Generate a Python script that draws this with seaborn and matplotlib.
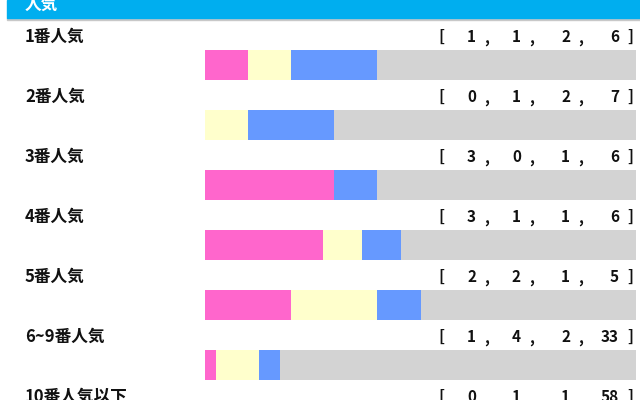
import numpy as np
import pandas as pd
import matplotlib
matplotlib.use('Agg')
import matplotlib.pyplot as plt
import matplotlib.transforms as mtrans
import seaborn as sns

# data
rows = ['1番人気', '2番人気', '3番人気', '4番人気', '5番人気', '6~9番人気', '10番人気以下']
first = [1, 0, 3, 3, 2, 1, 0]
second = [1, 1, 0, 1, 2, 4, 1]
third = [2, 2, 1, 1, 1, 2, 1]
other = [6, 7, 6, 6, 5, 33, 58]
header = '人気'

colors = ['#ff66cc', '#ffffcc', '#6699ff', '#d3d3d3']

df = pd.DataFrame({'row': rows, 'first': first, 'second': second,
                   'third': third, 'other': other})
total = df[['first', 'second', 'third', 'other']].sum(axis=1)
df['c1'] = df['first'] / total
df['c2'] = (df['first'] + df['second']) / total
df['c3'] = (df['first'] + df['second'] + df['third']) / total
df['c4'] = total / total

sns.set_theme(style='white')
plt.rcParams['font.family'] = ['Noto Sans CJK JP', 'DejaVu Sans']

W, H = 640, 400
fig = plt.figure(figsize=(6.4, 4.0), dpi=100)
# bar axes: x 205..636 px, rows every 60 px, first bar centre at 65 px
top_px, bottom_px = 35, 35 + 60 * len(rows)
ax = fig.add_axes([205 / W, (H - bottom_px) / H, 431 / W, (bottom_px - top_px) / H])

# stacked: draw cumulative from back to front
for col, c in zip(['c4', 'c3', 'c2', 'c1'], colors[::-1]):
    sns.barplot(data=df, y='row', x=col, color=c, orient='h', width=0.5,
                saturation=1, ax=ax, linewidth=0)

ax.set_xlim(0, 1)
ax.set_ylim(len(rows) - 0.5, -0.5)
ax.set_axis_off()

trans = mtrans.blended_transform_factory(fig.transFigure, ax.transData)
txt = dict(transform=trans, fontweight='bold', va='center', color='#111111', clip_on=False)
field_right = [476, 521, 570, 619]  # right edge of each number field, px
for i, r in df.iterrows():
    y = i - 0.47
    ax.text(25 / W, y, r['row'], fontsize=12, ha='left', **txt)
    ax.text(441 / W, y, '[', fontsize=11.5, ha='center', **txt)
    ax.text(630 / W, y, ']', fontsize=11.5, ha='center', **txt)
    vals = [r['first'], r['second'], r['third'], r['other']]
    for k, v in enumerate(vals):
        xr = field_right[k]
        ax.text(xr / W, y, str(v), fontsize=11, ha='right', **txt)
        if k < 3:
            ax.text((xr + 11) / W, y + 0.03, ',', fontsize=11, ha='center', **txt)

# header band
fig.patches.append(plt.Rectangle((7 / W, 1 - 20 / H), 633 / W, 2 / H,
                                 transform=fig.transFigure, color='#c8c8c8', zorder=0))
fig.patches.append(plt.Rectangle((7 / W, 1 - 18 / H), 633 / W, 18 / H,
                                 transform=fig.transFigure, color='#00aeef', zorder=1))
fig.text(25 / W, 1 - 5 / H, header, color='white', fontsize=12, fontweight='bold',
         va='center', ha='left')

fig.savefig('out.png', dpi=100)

*-*-*

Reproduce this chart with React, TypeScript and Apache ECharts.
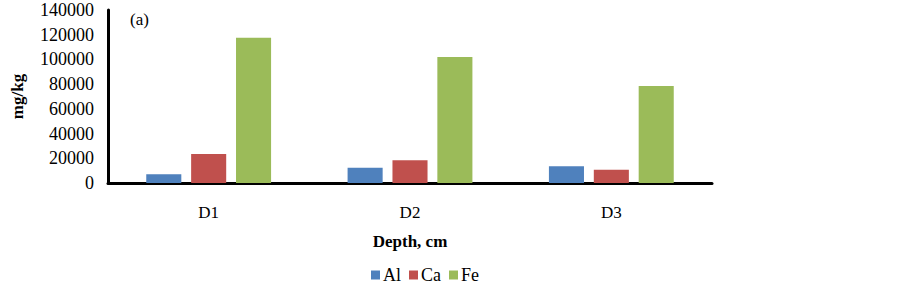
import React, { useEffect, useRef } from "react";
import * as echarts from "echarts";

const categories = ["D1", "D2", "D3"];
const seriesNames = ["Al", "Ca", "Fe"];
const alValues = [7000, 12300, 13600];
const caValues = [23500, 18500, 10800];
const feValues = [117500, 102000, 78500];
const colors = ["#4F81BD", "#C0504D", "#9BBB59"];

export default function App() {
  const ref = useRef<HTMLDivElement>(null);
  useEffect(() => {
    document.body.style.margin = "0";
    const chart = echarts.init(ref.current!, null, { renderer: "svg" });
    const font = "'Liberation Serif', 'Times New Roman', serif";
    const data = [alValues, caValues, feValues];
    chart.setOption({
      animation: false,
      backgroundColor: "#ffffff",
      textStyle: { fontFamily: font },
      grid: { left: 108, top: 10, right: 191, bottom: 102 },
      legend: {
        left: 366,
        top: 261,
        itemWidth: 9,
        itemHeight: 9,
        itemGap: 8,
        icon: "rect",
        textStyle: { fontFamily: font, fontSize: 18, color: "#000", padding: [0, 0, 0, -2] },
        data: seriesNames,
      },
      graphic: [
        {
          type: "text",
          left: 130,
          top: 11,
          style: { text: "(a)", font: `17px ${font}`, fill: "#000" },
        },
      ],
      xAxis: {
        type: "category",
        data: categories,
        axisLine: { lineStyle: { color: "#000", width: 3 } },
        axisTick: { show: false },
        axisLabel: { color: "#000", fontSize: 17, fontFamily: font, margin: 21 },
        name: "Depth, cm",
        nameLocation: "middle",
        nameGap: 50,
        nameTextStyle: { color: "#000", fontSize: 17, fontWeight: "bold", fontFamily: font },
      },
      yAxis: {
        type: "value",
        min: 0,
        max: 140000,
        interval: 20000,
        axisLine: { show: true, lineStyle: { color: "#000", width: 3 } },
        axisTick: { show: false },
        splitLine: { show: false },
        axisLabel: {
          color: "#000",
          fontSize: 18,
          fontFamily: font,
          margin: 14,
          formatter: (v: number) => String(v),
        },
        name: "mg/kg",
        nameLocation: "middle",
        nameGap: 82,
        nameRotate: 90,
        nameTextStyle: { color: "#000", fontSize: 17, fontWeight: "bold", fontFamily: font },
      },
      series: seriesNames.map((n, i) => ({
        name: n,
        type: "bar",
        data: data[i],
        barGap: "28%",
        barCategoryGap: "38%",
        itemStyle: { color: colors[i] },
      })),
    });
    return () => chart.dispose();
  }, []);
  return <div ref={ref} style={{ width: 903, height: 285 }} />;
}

*-*-*

» Description of the task
Above are some records. Reproduce the lines from the one with "Reproduce this chart" down to the one with "import * as", keeping both, and leave every picture out.

» Worked solution
Reproduce this chart with React, TypeScript and Apache ECharts.
import React, { useEffect, useRef } from "react";
import * as echarts from "echarts";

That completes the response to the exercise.